Comment procéder dans de telles circonstances, alors qu’une large partie du parc d’équipements du groupe fonctionne à l’électricité ? « Nous n’avons, à mon plus grand regret, pas accès à de l’électricité décarbonée, ni même à des biocarburants, sur les marchés dans lesquels nous opérons. Nous n’avons sous la main que des sources d’électricité par charbon ou des groupes électrogènes diesel. Il arrive même que certains de nos terminaux ne soient pas reliés au réseau », déplore-t-il. Et à l’inverse de Felipe Sabbadini, son ancien collègue chez Imerys, lui n’a pas vraiment intérêt à se positionner sur le moyen terme avec les fournisseurs d’énergie de la région.

L’énergie verte fait défaut dans beaucoup de pays

Alors que son entreprise communiquera incessamment ses objectifs de décarbonation, il tente par tous les moyens de changer la donne, afin d’intégrer les Achats dans cette future démarche. Mais sans source d’énergie verte, le combat pourrait bien être perdu d’avance. Ou, a minima, bien difficile à remporter. « Nous multiplions les échanges avec nos fournisseurs d’énergie et attendons de savoir quand ils seront en mesure de mettre en ligne des sources d’énergie verte. Pour le moment, nous ne prenons aucun engagement sur le long terme avec nos fournisseurs actuels, de sorte, quand le moment viendra, de basculer vers des fournisseurs d’électricité verte ou du moins décarbonée », confirme Damien Huppert.

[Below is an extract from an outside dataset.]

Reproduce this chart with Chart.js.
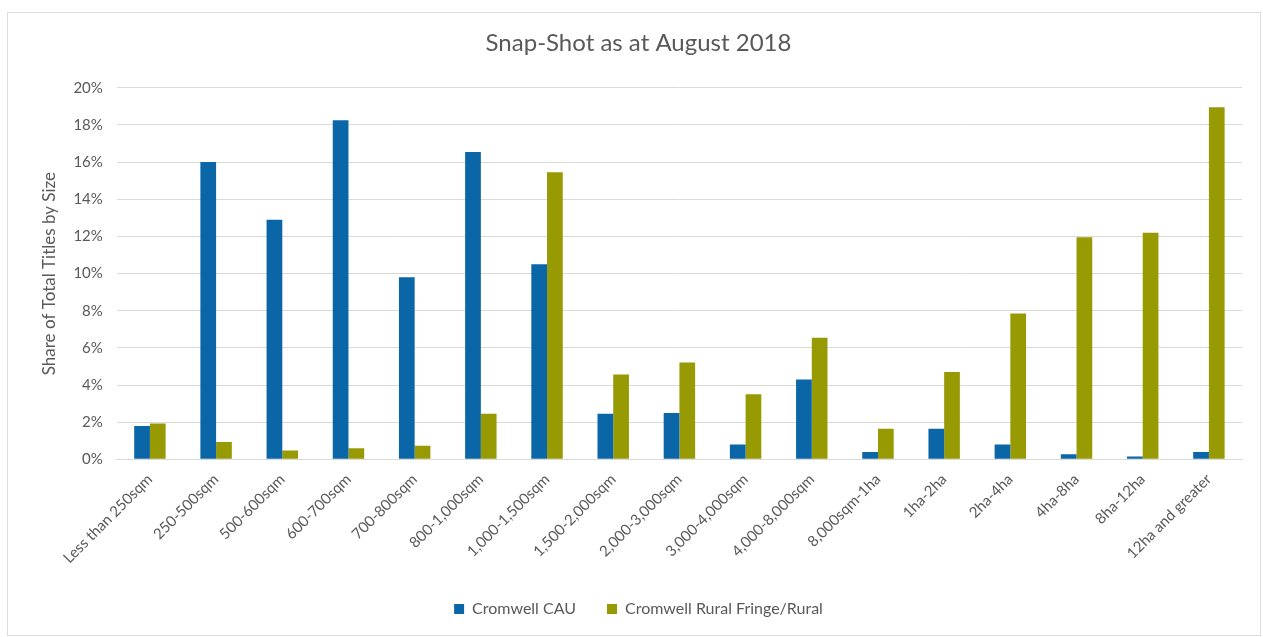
<!DOCTYPE html>
<html>
<head>
<meta charset="utf-8">
<script src="https://cdn.jsdelivr.net/npm/chart.js@4"></script>
<style>
    body { margin: 0; background: #ffffff; }
    #box {
        position: absolute;
        left: 7px; top: 12px;
        width: 1252px; height: 622px;
        border: 1px solid #dcdcdc;
    }
</style>
</head>
<body>
<div id="box"><canvas id="chart"></canvas></div>
<script>
// categories along the x axis
var sizes = ['Less than 250sqm', '250-500sqm', '500-600sqm', '600-700sqm', '700-800sqm',
    '800-1,000sqm', '1,000-1,500sqm', '1,500-2,000sqm', '2,000-3,000sqm', '3,000-4,000sqm',
    '4,000-8,000sqm', '8,000sqm-1ha', '1ha-2ha', '2ha-4ha', '4ha-8ha', '8ha-12ha', '12ha and greater'];

// share of total titles (%)
var cau = [1.8, 16.0, 12.9, 18.25, 9.8, 16.55, 10.5, 2.45, 2.5, 0.8, 4.3, 0.4, 1.65, 0.8, 0.27, 0.15, 0.4];
var rural = [1.93, 0.93, 0.48, 0.6, 0.73, 2.45, 15.45, 4.57, 5.22, 3.5, 6.55, 1.65, 4.7, 7.85, 11.95, 12.2, 18.95];

var yTicks = [0, 2, 4, 6, 8, 10, 12, 14, 16, 18, 20];

var fontFace = "Lato, 'Open Sans', sans-serif";
var textGrey = '#595959';

var ctx = document.getElementById('chart');
var Graph = new Chart(ctx, {
    type: 'bar',
    data: {
        labels: sizes,
        datasets: [{
            label: 'Cromwell CAU',
            data: cau,
            backgroundColor: '#0a66a6',
            categoryPercentage: 0.475,
            barPercentage: 1
        }, {
            label: 'Cromwell Rural Fringe/Rural',
            data: rural,
            backgroundColor: '#989a04',
            categoryPercentage: 0.475,
            barPercentage: 1
        }]
    },
    options: {
        responsive: true,
        maintainAspectRatio: false,
        animation: false,
        layout: { padding: { left: 27, right: 18, top: 0, bottom: 8 } },
        plugins: {
            title: {
                display: true,
                text: 'Snap-Shot as at August 2018',
                color: textGrey,
                font: { family: fontFace, size: 24, weight: 'normal' },
                padding: { top: 16, bottom: 30 }
            },
            legend: {
                position: 'bottom',
                labels: {
                    color: textGrey,
                    font: { family: fontFace, size: 16 },
                    boxWidth: 10,
                    boxHeight: 10,
                    padding: 31
                }
            },
            tooltip: { enabled: false }
        },
        scales: {
            x: {
                grid: { display: false },
                border: { color: '#d9d9d9' },
                ticks: {
                    color: textGrey,
                    font: { family: fontFace, size: 15 },
                    maxRotation: 45,
                    minRotation: 45,
                    autoSkip: false
                }
            },
            y: {
                min: 0,
                max: 20,
                afterBuildTicks: function (axis) {
                    axis.ticks = yTicks.map(function (v) { return { value: v }; });
                },
                grid: { color: '#d9d9d9', drawTicks: false },
                border: { display: false },
                ticks: {
                    color: textGrey,
                    font: { family: fontFace, size: 15 },
                    padding: 14,
                    callback: function (v) { return v + '%'; }
                },
                title: {
                    display: true,
                    text: 'Share of Total Titles by Size',
                    color: textGrey,
                    font: { family: fontFace, size: 17 },
                    padding: { bottom: 0 }
                }
            }
        }
    }
});
</script>
</body>
</html>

Au regard du climat aux Philippines et dans les autres contrées dans lesquelles ICTSI est implanté, l’énergie solaire pourrait bien constituer une solution adaptée. Mais il n’est pas dit non plus que des parcs photovoltaïques et des dispositifs d’autoconsommation puissent répondre à tous les besoins du groupe ; les charges soulevées sur un port réclamant une intensité énergétique extrêmement forte.